Anti-Muslim riots in Sri Lanka

Phil Miller on fearing for Muslim communities

Observers are worried that that Sinhalese nationalists are turning on Sri Lanka’s Muslim minority in a bid to consolidate the country as an exclusively Buddhist nation.

The government declared a state of emergency in March as riots against the country’s Muslim minority spiralled out of control. One Muslim man was killed and hundreds of Muslim-owned properties, including mosques, were set alight.

The rioters hailed from the country’s Sinhalese Buddhist majority and several monks were arrested for allegedly playing key roles in the violence.

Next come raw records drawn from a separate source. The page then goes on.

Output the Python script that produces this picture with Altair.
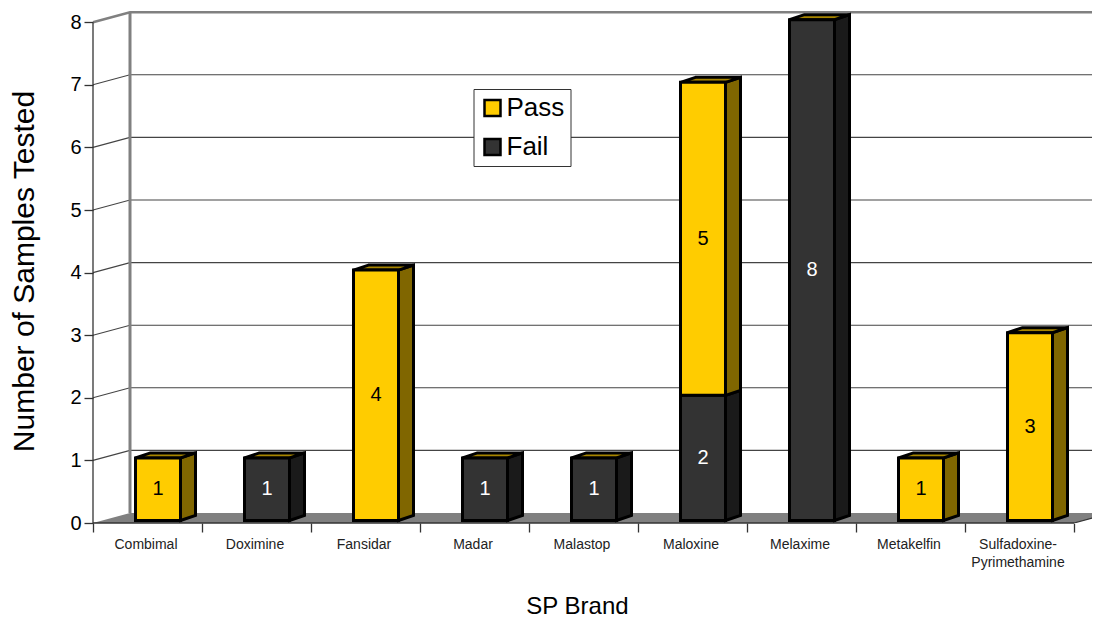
import altair as alt
import pandas as pd

categories = ["Combimal", "Doximine", "Fansidar", "Madar", "Malastop",
              "Maloxine", "Melaxime", "Metakelfin", "Sulfadoxine-\nPyrimethamine"]
fail_values = [0, 1, 0, 1, 1, 2, 8, 0, 0]
pass_values = [1, 0, 4, 0, 0, 5, 0, 1, 3]
series_names = ["Pass", "Fail"]
y_ticks = [0, 1, 2, 3, 4, 5, 6, 7, 8]
FONT = "Liberation Sans"

# depth geometry, in data units
WX, WY = 37 / 109, 10 / 62.6      # wall depth
BX, BY = 10.5 / 109, 2.5 / 62.6   # bar's shift into the depth
SX, SY = 15 / 109, 5 / 62.6       # bar's own depth
BW = 45 / 109
PW = 999
XMAX, YMAX = PW / 109, 515 / 62.6

front, side, top, labels = [], [], [], []
for i, cat in enumerate(categories):
    lo = 0
    for name, v in (("Fail", fail_values[i]), ("Pass", pass_values[i])):
        if v == 0:
            continue
        hi = lo + v
        x0 = i + 0.5 - BW / 2 + BX
        x1 = x0 + BW
        seg = f"{i}-{name}"
        front.append(dict(x=x0, x2=x1, y=lo + BY, y2=hi + BY, series=name))
        shade = "#806600" if name == "Pass" else "#1A1A1A"
        side.append(dict(x=x1, y=lo + BY, y2=hi + BY, seg=seg, shade=shade))
        side.append(dict(x=x1 + SX, y=lo + BY + SY, y2=hi + BY + SY, seg=seg, shade=shade))
        labels.append(dict(x=(x0 + x1) / 2, y=(lo + hi) / 2 + BY, text=str(v), series=name))
        lo = hi
    yt = lo + BY
    x0 = i + 0.5 - BW / 2 + BX
    top.append(dict(y=yt, x=x0, x2=x0 + BW, seg=i))
    top.append(dict(y=yt + SY, x=x0 + SX, x2=x0 + BW + SX, seg=i))

floor = [dict(y=0, x=0, x2=9), dict(y=WY, x=WX, x2=9 + WX)]
grid = []
for v in y_ticks[1:]:
    grid += [dict(x=0, y=v, g=v, o=0), dict(x=WX, y=v + WY, g=v, o=1), dict(x=XMAX, y=v + WY, g=v, o=2)]

xs = alt.Scale(domain=[0, XMAX], nice=False, zero=False)
ys = alt.Scale(domain=[0, YMAX], nice=False, zero=False)
X = lambda f="x": alt.X(f"{f}:Q", scale=xs, axis=None)
Y = lambda f="y": alt.Y(f"{f}:Q", scale=ys, axis=None, stack=None)

# walls and grid
thin = alt.Chart(pd.DataFrame([r for r in grid if r["g"] < 8])).mark_line(
    color="#444444", strokeWidth=1.1).encode(X(), Y(), detail="g:N", order="o:Q")
heavy = alt.Chart(pd.DataFrame([r for r in grid if r["g"] == 8])).mark_line(
    color="#808080", strokeWidth=2.5).encode(X(), Y(), order="o:Q")
wall = alt.Chart(pd.DataFrame([dict(x=WX, y=WY), dict(x=WX, y=8 + WY)])).mark_line(
    color="#808080", strokeWidth=3).encode(X(), Y())
floor_l = alt.Chart(pd.DataFrame(floor)).mark_area(color="#808080", orient="horizontal").encode(
    alt.Y("y:Q", scale=ys, axis=None, stack=None), alt.X("x:Q", scale=xs, axis=None), x2="x2:Q")

# axes and edges
y_axis = alt.Chart(pd.DataFrame(dict(y=[0, 8], x=[0, 0]))).mark_line(
    color="#333333", strokeWidth=1.3).encode(
    alt.X("x:Q", scale=xs, axis=None),
    alt.Y("y:Q", scale=ys, stack=None, axis=alt.Axis(
        orient="left", values=y_ticks, title="Number of Samples Tested", domain=False, grid=False,
        tickColor="#333333", tickSize=9, tickWidth=1.3, labelFontSize=20, labelPadding=3,
        labelColor="black", labelFont=FONT, titleFont=FONT, titleFontSize=30,
        titleFontWeight="normal", titleColor="black", titleX=-69, titleY=263,
        titleBaseline="middle", titleAnchor="middle")))
x_ticks = alt.Chart(pd.DataFrame(dict(x=[0, 9], y=[0, 0]))).mark_line(
    color="#333333", strokeWidth=1.3).encode(
    alt.X("x:Q", scale=xs, axis=alt.Axis(
        orient="bottom", values=list(range(10)), labels=False, title=None, domain=False, grid=False,
        tickColor="#333333", tickSize=9, tickWidth=1.3)),
    Y())
edge = alt.Chart(pd.DataFrame(dict(x=[9, 9 + WX], y=[0, WY]))).mark_line(
    color="#333333", strokeWidth=1.2, clip=True).encode(X(), Y())
cats_js = "[" + ",".join('"' + c.replace("\n", "|") + '"' for c in categories) + "]"
x_labels = alt.Chart(pd.DataFrame(dict(x=[i + 0.5 for i in range(9)], y=[0] * 9))).mark_point(opacity=0).encode(
    alt.X("x:Q", scale=xs, axis=alt.Axis(
        orient="bottom", values=[i + 0.5 for i in range(9)], ticks=False, domain=False, grid=False,
        labelExpr=f"split({cats_js}[floor(datum.value)], '|')",
        labelFont=FONT, labelFontSize=14, labelColor="#222222", labelPadding=14, labelOffset=-2,
        labelLineHeight=18, labelBaseline="top", labelOverlap=False, labelFlush=False,
        labelBound=False,
        title="SP Brand", titleFont=FONT, titleFontSize=24, titleFontWeight="normal",
        titleColor="black", titleX=484, titleY=83, titleBaseline="middle", titleAnchor="middle")),
    Y())

# bars
sides = alt.Chart(pd.DataFrame(side)).mark_area(
    orient="vertical", stroke="black", strokeWidth=3, strokeJoin="miter").encode(
    X(), Y(), y2="y2:Q", detail="seg:N", fill=alt.Fill("shade:N", scale=None))
tops = alt.Chart(pd.DataFrame(top)).mark_area(
    orient="horizontal", stroke="black", strokeWidth=3, fill="#A88600").encode(
    alt.Y("y:Q", scale=ys, axis=None, stack=None), alt.X("x:Q", scale=xs, axis=None),
    x2="x2:Q", detail="seg:N")
fronts = alt.Chart(pd.DataFrame(front)).mark_bar(stroke="black", strokeWidth=3).encode(
    X(), x2="x2:Q", y=Y(), y2="y2:Q",
    color=alt.Color("series:N", scale=alt.Scale(domain=series_names, range=["#FFCC00", "#333333"]),
                    legend=alt.Legend(
                        orient="none", legendX=380.5, legendY=81, title=None,
                        fillColor="white", strokeColor="#333333", padding=6,
                        symbolType="square", symbolSize=256, symbolStrokeColor="black",
                        symbolStrokeWidth=2.5, labelFont=FONT, labelFontSize=26,
                        labelColor="black", labelOffset=1, rowPadding=13, symbolOpacity=1)))
texts = alt.Chart(pd.DataFrame(labels)).mark_text(font=FONT, fontSize=20, baseline="middle").encode(
    X(), Y(), text="text:N",
    color=alt.condition(alt.datum.series == "Fail", alt.value("white"), alt.value("black")))

chart = alt.layer(
    floor_l, thin, heavy, wall, y_axis, x_ticks, x_labels, edge, sides, tops, fronts, texts
).resolve_axis(x="independent", y="independent").resolve_scale(color="independent").properties(
    width=PW, height=515, background="white",
    padding={"left": 85, "top": 0, "right": 0, "bottom": 94},
    autosize=alt.AutoSizeParams(type="none"),
).configure_view(stroke=None)

chart.save("out.html", embed_options={"renderer": "svg", "actions": False})
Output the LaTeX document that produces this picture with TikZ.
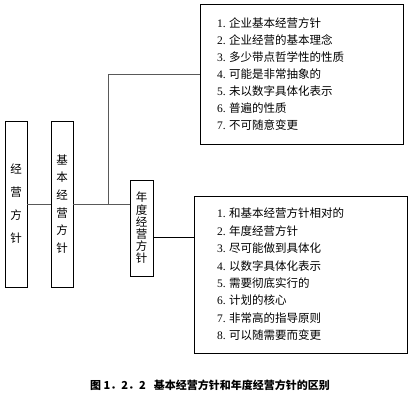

Events in Myanmar, where the government has been suspected of ‘acts of genocide’ against Rohingya Muslims with the active support of Buddhist citizens, serves as a reminder that the religion’s peaceful reputation is no guard against intolerance in practice.

Analysts fear that since Sri Lankan authorities ruthlessly crushed the Tamil independence movement in 2009, Sinhalese hardliners are now transposing their hostility onto Muslim communities, who make up 10 per cent of the population and are mostly Tamil-speaking.

Evidence suggests that the rioters were aided and abetted by state security forces, in particular the paramilitary Special Task Force. A Sri Lankan government minister, Abdul Haleem, accused the squad of enabling attacks on mosques.

The group Journalists for Democracy in Sri Lanka collected testimony from Abdul Saleel Mohamed Fazil, a 43-year-old local councillor, who said the Special Task Force tried to frame him by planting petrol bombs on his person before binding his hand and feet and beating him with wooden poles.

These allegations have had ramifications for the UK, where the overseas aid budget is funding the Scottish Police College to train Sri Lankan Special Task Force instructors, among other police officers.

Labour’s shadow development minister, Kate Osamor, told New Internationalist: ‘These allegations, if true, raise yet more urgent questions about the UK’s secretive Conflict, Stability and Security Fund. It cannot be right if […] aid money […] is supporting riot-control training, without the checks and balances in place to prevent attacks on minorities and human rights abuses.’